Extremely rich and creamy duck rillette made from duck confit and scented with fresh peppercorns and ground white pepper. Heavy on a bruschetta. For additional photos: http://www.ladyandpups.com/2012/12/13/creamy-duck-rillette-eng/ —Mandy @ Lady and pups
Test Kitchen Notes
This is my first time making duck confit and rillette at home and I was astounded at how easy it all was. Mandy's recipe is straightforward and the instructions are very clear and easy to follow. The resulting duck rillette was dreamy. It's unctuous, succulent, and full of flavor from the duck meat and fat. The mustard and pepper cut through some of the richness and provide a much needed sharpness to the dish. Taking a leaf from Nigel Slater's book, I served the rillette stuffed in crispy baked potato skins. I very nearly died from pleasure. —anthngn
2 large jars
coarse sea salt
fresh bay leaves
Peking duck legs
1 1/2 tablespoons
fresh green peppercorn (if not available, use dry green peppercorn)
sprigs of thyme
cloves of garlic
3 to 4 cups
duck fat or olive oil
plus 4 tablespoons of Dijon mustard
ground white pepper
turn of freshly ground black pepper
In This Recipe
To cure the duck legs: pulse coarse sea salt and fresh bay leaves in the food processor until blended together as “green salt.” Wash the duck legs and pat dry. Rub the green salt all over the duck legs and make sure every surface is covered. Lay them flat and separated on a tray and refrigerate for at least 12 hours and up to 24 hours.

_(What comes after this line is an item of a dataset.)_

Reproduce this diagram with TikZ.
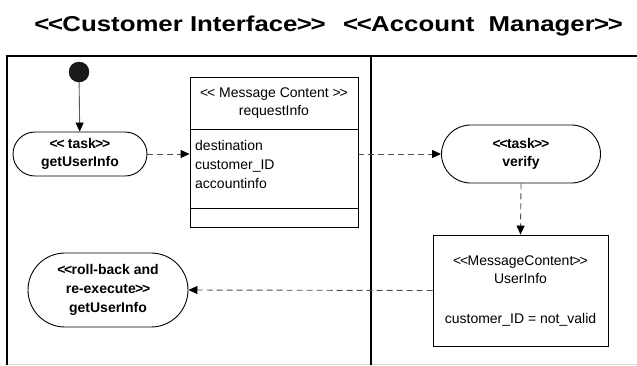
\documentclass[tikz,border=0pt]{standalone}
\usepackage{fontspec}
\setmainfont{Liberation Sans}
\newfontfamily\headfont[FakeStretch=1.2]{Liberation Sans}
\usetikzlibrary{arrows.meta,shapes.misc}

% tight double chevrons, kept apart so no ligature forms
\newcommand\dlt{<\kern-1.2pt<\kern-0.8pt}
\newcommand\dgt{\kern-0.8pt>\kern-1.2pt>}

\begin{document}
\begin{tikzpicture}[x=1pt,y=-1pt,
  lane/.style={line width=2.2pt, line cap=rect},
  heading/.style={font=\headfont\bfseries\fontsize{21.5}{24}\selectfont, anchor=base, inner sep=0pt},
  txt/.style={font=\fontsize{14}{18}\selectfont, align=center, inner sep=0pt},
  task/.style={draw, rounded rectangle, line width=0.9pt, align=center, inner sep=0pt,
               font=\bfseries\fontsize{14}{18}\selectfont},
  msgbox/.style={draw, rectangle, line width=0.9pt, inner sep=0pt},
  flow/.style={draw=black!70, line width=0.9pt, dash pattern=on 6pt off 4pt,
               -{Triangle[length=9pt,width=8pt,color=black]}},
  ctrl/.style={draw=black!65, line width=0.9pt,
               -{Triangle[length=9pt,width=8pt,color=black]}}
]
\useasboundingbox (0,0) rectangle (637,365);

% swimlane titles
\node[heading] (laneA) at (180,31) {\dlt Customer Interface\dgt};
\node[heading] (laneB) at (483,31) {\dlt Account\ \ Manager\dgt};

% swimlane frame
\draw[black!15, line width=1pt] (7,364) -- (637,364);
\draw[lane] (7,364) -- (7,56) -- (640,56);
\draw[lane] (371,56) -- (371,364);

% initial state
\node[circle, fill=black!90, draw=black, minimum size=20pt, inner sep=0pt] (start) at (79,72) {};

% tasks
\node[task, minimum width=134pt, minimum height=44pt] (get) at (80,154)
  {\dlt\ task\dgt\\getUserInfo};
\node[task, minimum width=159pt, minimum height=58pt] (verify) at (521,154)
  {\dlt task\dgt\\verify};
\node[task, minimum width=160pt, minimum height=74pt, font=\bfseries\fontsize{14}{19}\selectfont] (retry) at (108,290)
  {\dlt roll-back and\\re-execute\dgt\\getUserInfo};

% message content: requestInfo
\node[msgbox, minimum width=168pt, minimum height=150pt] (req) at (274,152) {};
\draw[line width=0.9pt] (req.west |- 0,129) -- (req.east |- 0,129);
\draw[line width=0.9pt] (req.west |- 0,208) -- (req.east |- 0,208);
\node[txt] (reqhead) at (274,103.5) {<\kern-1.2pt< Message Content >\kern-1.2pt>\\requestInfo};
\node[txt, align=left, anchor=west, font=\fontsize{14}{19}\selectfont] (reqattr) at (195,164)
  {destination\\customer\_ID\\accountinfo};

% message content: UserInfo
\node[msgbox, minimum width=175pt, minimum height=111pt, txt] (user) at (520.5,290.5)
  {\dlt MessageContent\dgt\\UserInfo\\[22pt]customer\_ID = not\_valid};

% flows
\draw[ctrl] (start) -- (get);
\draw[flow] (get.east) -- (req.west |- get.east);
\draw[flow] (req.east |- verify.west) -- (verify.west);
\draw[flow] (verify.south) -- (user.north);
\draw[flow] (user.west) -- (retry.east);
\end{tikzpicture}
\end{document}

To confit the duck legs: preheat the oven on 300º F (150º C). After the duck legs have marinated and sort of “cured,” you can discard the liquid that was drawn out of from salting and wash them under water to rinse out all the salt. Pat them very dry with a clean towel, and place them in a deep and narrow pot that’s just big enough in diameter to hold the duck legs. The more tightly you pack the legs and the less empty space left in between them and the pot, the less oil you’ll need to submerge them. Scatter the peppercorns, thyme, and garlic into the pot. Pour in the duck fat (if you don’t have enough duck fat, you could substitute partially with olive oil) until all the ingredients are submerged by at least 1/2 inch (2 centimeters).
Put the lid on, and bake in the oven for 3 to 4 hours, until the meat has completely pulled away from the knuckle and a fork can be easily inserted without any effort. Take the pot out and let it cool down to room temperature. Carefully remove the legs without breaking them, then strain the fat through a sieve into another container. Many recipes would tell you to leave the the duck legs in the fat and refrigerate, but I find it very difficult to separate the duck legs from the cold fat, so here’s what I do: I wrap the duck legs very tightly with plastic wrap to prevent drying-out, then refrigerate the legs and fat separately. (The reason for refrigeration is because it’s better to work with chilled or cold fat in rillettes for a creamier texture.)
Once the legs and fat are chilled, remove the meat and skin from the legs and discard all the bones. Set the meat in a stand mixer with a paddle attachment. Roughly cut the meat into shorter pieces with a scissor (I find the muscle tissue in duck leg to be quite stringy, but roughly cutting it produces better texture in the rillette). Add 1/4 cup of Dijon mustard, ground white pepper and 1 turn of freshly ground black pepper. With the machine mixing on medium-high speed, start adding in 3/4 cup of duck fat very, very slowly. Do this 1 teaspoon at a time in the beginning and increase the amount after mid-way. The mustard and the fat has to form a beautiful emulsion. If the emulsion breaks, the rillette will taste greasy instead of creamy.
Once 3/4 cup of duck fat is completely incorporated, I stop the machine and taste-test it. In my case, the duck legs were slightly larger than usual, so I ended up adding 2 additional tablespoons of mustard and duck fat. The goal is that the rillette be soft and moist, not dry and craggy.
Transfer the rillette into air-tight containers. Try not to include air pockets. Pour a thin layer of duck fat on top to seal it (in this case it has to be pure duck fat otherwise it won’t solidify) and refrigerate it for at least 1 day. Keep the rest of the duck fat for your next confit (some liquid usually comes out of the duck during cooking which should be “jello-ed” once chilled, and thus easy to separate from the fat).
Serve on warm, toasted bread with a couple drops of extra virgin olive oil. Dangerously snackable.